Work required: Copy from the first line below down to and including the line with "var binTop = 120;". Skip the pictures.
____ Dataset content
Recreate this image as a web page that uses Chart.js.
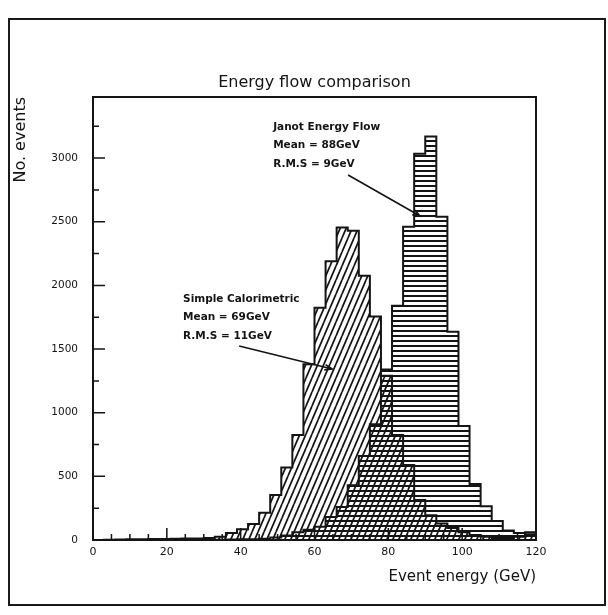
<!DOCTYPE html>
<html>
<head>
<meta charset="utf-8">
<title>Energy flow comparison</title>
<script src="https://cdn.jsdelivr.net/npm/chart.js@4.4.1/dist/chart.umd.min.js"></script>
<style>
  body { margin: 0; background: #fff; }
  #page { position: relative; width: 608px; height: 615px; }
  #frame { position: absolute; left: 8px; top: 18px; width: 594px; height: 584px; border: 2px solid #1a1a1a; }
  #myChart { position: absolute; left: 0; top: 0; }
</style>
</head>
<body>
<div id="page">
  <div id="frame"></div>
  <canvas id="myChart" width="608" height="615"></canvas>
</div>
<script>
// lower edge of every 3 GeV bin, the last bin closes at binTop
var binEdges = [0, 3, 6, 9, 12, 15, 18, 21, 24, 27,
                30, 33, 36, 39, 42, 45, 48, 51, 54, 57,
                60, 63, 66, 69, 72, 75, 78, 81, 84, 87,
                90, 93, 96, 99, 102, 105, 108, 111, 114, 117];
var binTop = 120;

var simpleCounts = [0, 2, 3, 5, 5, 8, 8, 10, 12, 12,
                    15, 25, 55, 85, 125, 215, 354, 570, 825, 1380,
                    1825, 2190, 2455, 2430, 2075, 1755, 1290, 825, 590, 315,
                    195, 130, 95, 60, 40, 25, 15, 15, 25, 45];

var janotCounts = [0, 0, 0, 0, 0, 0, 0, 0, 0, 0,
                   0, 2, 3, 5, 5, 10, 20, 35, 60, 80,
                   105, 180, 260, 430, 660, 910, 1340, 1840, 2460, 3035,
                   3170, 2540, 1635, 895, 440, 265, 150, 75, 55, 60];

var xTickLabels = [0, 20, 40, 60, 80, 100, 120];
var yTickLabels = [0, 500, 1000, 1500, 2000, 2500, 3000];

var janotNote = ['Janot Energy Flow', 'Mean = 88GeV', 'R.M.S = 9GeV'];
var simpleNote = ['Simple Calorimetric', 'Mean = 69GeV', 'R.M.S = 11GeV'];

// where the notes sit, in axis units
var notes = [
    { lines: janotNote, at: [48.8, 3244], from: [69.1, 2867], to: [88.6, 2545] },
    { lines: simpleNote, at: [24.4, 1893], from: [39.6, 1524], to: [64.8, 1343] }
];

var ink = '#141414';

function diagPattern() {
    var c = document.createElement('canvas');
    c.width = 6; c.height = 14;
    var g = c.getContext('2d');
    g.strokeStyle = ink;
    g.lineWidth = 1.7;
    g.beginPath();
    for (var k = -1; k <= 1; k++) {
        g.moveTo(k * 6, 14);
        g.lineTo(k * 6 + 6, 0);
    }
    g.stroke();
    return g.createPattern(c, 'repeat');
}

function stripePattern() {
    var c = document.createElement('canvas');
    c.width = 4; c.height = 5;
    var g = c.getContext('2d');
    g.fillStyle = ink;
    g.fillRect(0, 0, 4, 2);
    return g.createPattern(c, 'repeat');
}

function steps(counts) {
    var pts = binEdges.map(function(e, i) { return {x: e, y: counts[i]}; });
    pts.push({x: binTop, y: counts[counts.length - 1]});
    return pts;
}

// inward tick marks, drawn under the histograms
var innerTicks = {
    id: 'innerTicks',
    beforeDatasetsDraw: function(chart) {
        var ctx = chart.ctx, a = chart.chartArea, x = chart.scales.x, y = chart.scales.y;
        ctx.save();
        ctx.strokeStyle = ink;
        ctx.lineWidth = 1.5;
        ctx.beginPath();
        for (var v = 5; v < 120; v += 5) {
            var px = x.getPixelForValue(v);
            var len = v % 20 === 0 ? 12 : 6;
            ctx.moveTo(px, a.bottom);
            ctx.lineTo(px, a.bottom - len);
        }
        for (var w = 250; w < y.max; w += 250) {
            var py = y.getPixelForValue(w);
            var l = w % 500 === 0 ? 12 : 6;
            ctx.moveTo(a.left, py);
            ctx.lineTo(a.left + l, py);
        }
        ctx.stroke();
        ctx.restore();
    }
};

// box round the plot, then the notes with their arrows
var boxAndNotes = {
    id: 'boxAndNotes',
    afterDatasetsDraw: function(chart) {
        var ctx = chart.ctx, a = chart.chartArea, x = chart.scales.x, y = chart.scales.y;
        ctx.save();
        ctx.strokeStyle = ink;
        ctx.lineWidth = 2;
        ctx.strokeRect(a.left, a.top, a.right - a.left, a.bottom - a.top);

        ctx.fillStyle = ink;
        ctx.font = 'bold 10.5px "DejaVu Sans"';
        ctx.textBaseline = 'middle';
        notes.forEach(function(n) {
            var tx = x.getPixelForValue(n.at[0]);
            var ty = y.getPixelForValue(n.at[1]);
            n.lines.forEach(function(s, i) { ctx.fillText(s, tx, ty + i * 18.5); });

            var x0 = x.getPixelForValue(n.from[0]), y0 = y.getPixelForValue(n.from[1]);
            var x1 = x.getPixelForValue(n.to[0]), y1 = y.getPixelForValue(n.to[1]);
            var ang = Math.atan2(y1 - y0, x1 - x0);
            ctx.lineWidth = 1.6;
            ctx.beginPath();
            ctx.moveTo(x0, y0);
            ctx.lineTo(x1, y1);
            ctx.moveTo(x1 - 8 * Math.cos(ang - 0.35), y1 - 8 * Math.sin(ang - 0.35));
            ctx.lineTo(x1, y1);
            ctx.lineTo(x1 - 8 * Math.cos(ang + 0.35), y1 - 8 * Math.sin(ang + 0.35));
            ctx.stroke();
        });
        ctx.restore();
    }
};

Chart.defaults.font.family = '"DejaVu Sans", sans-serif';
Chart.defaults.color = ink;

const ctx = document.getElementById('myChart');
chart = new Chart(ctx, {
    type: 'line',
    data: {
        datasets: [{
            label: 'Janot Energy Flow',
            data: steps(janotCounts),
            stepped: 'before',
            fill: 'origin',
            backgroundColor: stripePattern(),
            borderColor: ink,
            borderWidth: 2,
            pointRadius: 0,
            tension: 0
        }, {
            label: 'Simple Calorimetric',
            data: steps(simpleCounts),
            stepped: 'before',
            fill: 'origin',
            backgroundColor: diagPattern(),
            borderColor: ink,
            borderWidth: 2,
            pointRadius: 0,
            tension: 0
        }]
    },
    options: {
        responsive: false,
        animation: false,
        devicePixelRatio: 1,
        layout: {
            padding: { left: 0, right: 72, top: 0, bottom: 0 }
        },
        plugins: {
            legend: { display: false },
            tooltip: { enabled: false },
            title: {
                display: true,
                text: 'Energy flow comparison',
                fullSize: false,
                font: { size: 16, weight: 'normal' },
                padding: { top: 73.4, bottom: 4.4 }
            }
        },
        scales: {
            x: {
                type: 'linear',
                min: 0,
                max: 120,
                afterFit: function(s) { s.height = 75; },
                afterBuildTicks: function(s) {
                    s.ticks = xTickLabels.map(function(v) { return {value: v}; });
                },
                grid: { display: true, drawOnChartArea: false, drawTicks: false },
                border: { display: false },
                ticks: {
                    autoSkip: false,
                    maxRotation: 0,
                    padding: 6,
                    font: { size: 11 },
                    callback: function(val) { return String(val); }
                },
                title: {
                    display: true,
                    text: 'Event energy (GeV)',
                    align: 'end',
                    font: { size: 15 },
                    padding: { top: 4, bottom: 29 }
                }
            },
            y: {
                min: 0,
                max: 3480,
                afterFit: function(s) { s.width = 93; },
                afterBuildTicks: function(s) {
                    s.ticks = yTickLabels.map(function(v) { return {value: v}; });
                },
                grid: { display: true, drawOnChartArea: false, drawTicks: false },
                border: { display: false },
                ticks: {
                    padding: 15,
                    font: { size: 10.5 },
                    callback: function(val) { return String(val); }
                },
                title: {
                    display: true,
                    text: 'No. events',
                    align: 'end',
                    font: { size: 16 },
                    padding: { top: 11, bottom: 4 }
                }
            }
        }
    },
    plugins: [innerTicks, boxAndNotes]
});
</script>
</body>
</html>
________
Result of the task:
Recreate this image as a web page that uses Chart.js.
<!DOCTYPE html>
<html>
<head>
<meta charset="utf-8">
<title>Energy flow comparison</title>
<script src="https://cdn.jsdelivr.net/npm/chart.js@4.4.1/dist/chart.umd.min.js"></script>
<style>
  body { margin: 0; background: #fff; }
  #page { position: relative; width: 608px; height: 615px; }
  #frame { position: absolute; left: 8px; top: 18px; width: 594px; height: 584px; border: 2px solid #1a1a1a; }
  #myChart { position: absolute; left: 0; top: 0; }
</style>
</head>
<body>
<div id="page">
  <div id="frame"></div>
  <canvas id="myChart" width="608" height="615"></canvas>
</div>
<script>
// lower edge of every 3 GeV bin, the last bin closes at binTop
var binEdges = [0, 3, 6, 9, 12, 15, 18, 21, 24, 27,
                30, 33, 36, 39, 42, 45, 48, 51, 54, 57,
                60, 63, 66, 69, 72, 75, 78, 81, 84, 87,
                90, 93, 96, 99, 102, 105, 108, 111, 114, 117];
var binTop = 120;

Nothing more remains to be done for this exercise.